Solution (12 points): This was one of the questions from the review. The solution is to notice that the pattern of instruction accesses in loops is at odds with the LRU replacement policy. Suppose the fully associative cache has n blocks, and there is a loop that contains n+1 blocks. When the loop reaches the branch that brings it back to the beginning, the next access will go to the least recently used block in the loop, i.e., the first block. In a fully associative cache, this block will have been replaced to make room for one of the other n+1 blocks in the loop. This will incur a cache miss, causing replacement of some other block. That block will be the least recently used block, i.e., the next block in the loop. However, the next access will be to that block, causing another cache miss: we just had that block in the cache and we threw it out, only to bring it right back in. Clearly this pattern of access will have a cascading effect and every single access in the loop will cause a cache miss. Contrast this with a direct-mapped cache: there will be 1 or possibly 2 conflict misses in the loop, but every other access to a block in the loop will hit in the cache.
Solution (12 points): Being able to execute more instructions in a quantum of time generally leads to higher data cache hit rates. After a context switch, a process has a large part of its working set flushed from the cache by other processes. When the process begins to run again, it spends a certain number of instructions causing cache misses and refilling the cache with its working set, and the rest of the time with relatively fewer cache misses. When there are more instructions executed per quantum, this first phase involves relatively fewer instructions and the second phase involves relatively more, so more time is spent in a phase during which the hit rate is relatively higher. The effect is the same as if we held the number of instructions executed per second constant, but decreased the quantum. Each process would be interrupted more often and do less useful work and cause more cache misses.

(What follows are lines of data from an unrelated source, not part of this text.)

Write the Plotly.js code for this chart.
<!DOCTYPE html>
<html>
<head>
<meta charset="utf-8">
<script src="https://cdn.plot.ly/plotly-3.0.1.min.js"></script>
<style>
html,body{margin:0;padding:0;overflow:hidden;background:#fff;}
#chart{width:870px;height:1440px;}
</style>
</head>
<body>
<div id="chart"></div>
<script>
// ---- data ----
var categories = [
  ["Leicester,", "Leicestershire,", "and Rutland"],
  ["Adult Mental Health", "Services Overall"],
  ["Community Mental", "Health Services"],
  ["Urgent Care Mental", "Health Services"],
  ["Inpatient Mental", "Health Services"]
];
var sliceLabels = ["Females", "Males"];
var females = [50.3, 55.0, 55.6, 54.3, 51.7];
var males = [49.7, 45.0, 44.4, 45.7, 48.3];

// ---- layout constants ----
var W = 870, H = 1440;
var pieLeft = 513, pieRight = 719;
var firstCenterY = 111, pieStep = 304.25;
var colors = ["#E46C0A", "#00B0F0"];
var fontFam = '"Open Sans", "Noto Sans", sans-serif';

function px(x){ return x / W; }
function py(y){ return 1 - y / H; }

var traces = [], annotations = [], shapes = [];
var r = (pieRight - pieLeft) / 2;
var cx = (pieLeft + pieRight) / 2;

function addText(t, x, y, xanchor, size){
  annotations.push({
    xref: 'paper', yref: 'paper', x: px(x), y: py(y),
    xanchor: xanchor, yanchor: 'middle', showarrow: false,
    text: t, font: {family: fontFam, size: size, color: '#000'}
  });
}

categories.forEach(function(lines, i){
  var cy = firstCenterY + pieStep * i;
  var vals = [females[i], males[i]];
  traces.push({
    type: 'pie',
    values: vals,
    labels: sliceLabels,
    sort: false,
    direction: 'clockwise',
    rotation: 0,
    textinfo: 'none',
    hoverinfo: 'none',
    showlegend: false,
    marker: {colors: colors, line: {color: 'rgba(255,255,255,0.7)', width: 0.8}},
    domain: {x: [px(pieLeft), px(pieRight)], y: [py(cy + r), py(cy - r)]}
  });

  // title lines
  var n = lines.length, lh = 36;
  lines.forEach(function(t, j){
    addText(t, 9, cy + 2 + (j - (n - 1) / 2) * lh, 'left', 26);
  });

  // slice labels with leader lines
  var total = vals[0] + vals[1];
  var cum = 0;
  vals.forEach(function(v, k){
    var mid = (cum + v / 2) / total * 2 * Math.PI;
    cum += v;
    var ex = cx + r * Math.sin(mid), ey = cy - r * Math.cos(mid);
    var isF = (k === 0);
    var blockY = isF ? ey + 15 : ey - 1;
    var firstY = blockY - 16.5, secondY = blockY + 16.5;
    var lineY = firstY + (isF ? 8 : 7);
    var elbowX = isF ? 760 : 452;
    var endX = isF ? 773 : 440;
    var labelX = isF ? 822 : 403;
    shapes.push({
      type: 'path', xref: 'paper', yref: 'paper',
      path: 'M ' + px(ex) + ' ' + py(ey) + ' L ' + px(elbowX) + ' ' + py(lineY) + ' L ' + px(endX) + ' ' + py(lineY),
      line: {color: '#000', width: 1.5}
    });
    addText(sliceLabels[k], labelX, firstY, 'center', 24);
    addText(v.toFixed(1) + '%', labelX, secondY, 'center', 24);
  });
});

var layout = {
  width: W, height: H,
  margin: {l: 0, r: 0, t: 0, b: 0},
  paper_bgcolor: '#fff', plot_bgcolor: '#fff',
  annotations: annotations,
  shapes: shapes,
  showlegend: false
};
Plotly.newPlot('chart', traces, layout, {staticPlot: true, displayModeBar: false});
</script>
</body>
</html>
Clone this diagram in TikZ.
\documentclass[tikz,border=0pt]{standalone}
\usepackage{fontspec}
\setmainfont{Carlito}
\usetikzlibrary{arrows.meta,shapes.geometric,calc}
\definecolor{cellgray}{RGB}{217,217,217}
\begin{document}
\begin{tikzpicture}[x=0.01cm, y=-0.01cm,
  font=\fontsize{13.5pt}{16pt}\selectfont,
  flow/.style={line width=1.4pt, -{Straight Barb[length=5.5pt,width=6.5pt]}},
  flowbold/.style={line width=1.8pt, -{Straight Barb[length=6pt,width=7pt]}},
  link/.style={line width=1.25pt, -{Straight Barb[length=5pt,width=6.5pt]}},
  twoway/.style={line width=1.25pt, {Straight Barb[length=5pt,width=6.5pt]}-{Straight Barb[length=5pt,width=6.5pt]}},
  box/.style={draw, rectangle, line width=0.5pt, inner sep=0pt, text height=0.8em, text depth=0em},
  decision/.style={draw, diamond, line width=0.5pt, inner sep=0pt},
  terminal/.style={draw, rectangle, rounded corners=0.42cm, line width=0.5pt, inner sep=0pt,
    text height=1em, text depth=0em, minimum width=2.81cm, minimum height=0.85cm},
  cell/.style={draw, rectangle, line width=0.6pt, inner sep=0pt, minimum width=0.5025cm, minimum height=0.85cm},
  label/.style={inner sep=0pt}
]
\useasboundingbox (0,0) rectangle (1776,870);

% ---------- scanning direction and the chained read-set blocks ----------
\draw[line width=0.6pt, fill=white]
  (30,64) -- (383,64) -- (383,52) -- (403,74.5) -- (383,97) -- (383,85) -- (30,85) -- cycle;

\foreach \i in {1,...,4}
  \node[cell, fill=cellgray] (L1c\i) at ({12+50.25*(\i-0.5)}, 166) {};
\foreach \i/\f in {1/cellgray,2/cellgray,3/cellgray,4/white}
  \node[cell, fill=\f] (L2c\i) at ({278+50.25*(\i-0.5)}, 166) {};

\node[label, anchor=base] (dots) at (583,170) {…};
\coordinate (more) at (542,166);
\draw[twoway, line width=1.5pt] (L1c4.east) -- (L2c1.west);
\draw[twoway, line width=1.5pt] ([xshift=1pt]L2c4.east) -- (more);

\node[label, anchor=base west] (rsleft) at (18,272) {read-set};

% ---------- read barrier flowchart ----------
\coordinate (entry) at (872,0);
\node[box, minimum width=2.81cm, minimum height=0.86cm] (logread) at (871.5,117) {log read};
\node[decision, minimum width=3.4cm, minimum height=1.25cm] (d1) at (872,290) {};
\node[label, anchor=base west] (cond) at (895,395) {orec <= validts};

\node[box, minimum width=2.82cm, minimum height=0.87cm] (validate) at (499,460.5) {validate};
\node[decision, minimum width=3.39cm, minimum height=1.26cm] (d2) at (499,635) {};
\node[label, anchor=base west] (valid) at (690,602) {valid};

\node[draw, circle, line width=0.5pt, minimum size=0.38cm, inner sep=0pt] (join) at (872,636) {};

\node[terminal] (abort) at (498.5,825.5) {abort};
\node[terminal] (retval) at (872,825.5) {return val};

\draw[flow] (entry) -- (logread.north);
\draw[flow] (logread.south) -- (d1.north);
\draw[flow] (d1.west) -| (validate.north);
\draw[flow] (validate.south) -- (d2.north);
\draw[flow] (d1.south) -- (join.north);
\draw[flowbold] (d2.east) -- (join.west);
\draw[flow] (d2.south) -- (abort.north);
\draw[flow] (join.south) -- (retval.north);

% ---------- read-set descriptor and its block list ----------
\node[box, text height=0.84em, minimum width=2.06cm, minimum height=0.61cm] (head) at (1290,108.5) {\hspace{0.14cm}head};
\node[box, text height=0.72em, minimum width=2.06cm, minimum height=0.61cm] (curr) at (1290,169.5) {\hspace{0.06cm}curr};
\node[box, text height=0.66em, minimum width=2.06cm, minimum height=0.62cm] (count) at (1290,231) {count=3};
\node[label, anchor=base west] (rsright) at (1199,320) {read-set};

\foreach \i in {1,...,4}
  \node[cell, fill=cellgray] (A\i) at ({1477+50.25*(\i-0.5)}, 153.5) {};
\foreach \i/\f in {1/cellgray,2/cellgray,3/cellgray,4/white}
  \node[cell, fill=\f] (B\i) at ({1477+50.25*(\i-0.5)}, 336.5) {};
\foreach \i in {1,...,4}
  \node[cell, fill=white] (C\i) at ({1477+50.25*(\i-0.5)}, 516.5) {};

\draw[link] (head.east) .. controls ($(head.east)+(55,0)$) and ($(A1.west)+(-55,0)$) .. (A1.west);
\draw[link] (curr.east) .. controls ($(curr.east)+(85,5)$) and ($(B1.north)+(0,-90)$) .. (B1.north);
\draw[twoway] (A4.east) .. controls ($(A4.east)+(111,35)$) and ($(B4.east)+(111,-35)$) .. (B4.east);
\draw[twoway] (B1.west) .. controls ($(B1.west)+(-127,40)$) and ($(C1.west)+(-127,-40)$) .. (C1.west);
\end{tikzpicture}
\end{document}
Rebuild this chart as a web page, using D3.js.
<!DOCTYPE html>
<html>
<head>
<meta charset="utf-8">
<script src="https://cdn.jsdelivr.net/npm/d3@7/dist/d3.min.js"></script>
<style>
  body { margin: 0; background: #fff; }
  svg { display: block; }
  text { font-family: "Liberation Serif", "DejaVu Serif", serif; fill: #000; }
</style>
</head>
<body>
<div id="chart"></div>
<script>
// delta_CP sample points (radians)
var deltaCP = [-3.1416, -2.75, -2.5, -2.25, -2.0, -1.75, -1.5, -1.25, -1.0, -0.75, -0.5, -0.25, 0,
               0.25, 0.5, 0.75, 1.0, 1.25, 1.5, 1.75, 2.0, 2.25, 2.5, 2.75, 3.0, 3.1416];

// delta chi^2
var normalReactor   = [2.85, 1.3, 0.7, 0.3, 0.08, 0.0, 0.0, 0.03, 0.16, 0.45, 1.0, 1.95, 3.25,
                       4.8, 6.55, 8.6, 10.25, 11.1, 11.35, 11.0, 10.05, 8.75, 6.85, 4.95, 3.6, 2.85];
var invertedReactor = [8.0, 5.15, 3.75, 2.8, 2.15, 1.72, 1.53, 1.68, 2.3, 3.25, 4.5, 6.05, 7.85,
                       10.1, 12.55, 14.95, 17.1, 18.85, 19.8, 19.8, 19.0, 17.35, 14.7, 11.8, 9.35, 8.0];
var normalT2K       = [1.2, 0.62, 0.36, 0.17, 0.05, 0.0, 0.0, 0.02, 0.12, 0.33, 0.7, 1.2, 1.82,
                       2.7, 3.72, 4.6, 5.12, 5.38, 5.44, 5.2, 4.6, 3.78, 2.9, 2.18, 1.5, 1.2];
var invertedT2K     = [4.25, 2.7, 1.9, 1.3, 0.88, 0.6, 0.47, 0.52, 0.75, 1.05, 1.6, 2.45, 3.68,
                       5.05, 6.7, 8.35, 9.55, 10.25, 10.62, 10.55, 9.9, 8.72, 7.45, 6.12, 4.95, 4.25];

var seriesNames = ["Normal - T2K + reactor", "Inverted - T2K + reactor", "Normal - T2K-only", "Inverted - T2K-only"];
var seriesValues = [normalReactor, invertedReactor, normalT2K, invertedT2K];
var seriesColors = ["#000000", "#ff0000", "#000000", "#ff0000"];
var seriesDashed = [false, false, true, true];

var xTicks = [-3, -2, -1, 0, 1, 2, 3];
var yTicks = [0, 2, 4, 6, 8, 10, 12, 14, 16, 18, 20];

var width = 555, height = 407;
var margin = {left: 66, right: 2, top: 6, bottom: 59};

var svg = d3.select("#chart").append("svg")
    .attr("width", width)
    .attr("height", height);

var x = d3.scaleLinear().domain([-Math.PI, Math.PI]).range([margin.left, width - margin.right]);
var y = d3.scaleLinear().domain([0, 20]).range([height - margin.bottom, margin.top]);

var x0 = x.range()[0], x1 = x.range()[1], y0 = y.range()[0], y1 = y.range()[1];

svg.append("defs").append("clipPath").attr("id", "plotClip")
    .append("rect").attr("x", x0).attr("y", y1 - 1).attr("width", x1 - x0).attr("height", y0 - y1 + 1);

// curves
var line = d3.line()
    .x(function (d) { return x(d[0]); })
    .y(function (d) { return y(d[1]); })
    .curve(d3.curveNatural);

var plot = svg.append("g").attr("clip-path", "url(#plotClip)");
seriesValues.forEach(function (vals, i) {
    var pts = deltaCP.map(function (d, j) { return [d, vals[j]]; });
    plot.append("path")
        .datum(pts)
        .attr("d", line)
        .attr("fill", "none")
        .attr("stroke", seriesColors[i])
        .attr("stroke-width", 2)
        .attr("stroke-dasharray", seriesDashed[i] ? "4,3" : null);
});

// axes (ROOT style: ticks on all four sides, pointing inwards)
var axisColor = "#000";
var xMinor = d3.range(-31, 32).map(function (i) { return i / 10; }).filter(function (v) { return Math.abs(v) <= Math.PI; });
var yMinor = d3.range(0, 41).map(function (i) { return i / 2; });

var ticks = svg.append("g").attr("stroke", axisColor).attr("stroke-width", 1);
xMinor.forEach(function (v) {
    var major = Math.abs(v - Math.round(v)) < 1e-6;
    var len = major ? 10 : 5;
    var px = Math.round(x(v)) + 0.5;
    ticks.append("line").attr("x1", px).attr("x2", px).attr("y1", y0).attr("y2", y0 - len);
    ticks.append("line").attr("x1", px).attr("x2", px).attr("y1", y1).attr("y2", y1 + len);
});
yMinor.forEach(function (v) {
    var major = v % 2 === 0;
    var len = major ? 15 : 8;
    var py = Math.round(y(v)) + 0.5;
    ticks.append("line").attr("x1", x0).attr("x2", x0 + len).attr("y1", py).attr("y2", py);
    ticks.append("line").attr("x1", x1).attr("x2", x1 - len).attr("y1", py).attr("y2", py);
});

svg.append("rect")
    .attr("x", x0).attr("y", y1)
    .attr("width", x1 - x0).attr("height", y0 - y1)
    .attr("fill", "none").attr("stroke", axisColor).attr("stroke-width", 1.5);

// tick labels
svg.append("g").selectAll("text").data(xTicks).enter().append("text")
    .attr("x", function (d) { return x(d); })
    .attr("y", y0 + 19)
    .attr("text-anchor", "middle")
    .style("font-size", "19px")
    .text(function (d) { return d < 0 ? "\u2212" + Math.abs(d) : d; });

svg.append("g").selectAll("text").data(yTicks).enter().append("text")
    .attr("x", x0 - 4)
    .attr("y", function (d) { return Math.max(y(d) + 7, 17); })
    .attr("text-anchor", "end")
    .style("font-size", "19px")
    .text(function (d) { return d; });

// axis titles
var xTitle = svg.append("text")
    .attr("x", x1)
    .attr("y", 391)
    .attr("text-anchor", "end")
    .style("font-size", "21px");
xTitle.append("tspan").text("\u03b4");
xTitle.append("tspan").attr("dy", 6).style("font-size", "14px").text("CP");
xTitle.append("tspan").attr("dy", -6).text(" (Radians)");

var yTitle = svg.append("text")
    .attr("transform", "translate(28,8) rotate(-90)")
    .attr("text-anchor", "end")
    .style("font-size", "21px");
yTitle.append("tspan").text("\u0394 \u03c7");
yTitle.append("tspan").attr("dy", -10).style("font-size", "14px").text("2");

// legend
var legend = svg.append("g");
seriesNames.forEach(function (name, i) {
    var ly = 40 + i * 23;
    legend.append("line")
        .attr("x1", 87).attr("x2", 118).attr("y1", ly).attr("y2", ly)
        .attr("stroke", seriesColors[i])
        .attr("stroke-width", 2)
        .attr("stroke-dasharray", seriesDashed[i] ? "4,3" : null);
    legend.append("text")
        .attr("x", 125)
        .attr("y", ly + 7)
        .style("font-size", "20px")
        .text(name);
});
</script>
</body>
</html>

Solution (12 points): - Implementation feasibility: being able to fit an entire CPU on a single chip. - Design time. A chip that takes less time to design can take more advantage of advances in VLSI than a chip that takes longer. - Speed. By reducing the complexity of the CPU, various critical paths in circuits will be shorter so the clock period can be shorter. - Better use of chip area. A RISC is implemented with fewer transistors than a CISC. Given the same chip area, the RISC could devote more area to an on-chip cache, improving performance. - Better mapping of high-level languages to machine language. CISC instructions that are intended to support some high-level language concept often end up unused because the concept is implemented differently for different languages and/or the compiler cannot analyze the code well enough to apply the concept. RISC avoids this by providing simpler instructions that are easier to compile for.
Solution (2 points): Reorder Buffer
Solution (2 points): The tendency of accesses to be clustered in time.
Solution (2 points): The tendency of accesses to be clustered in space.
Solution (2 points): Branch Target Buffer
Solution (2 points): Code
Solution (2 points): A buffer that holds recently evicted cache blocks that can be accessed in parallel with the cache.
Solution (2 points): Ángel (this "secret" was given to the few students who showed up on time one day when initial attendance was particularly low).
Average score: 75.67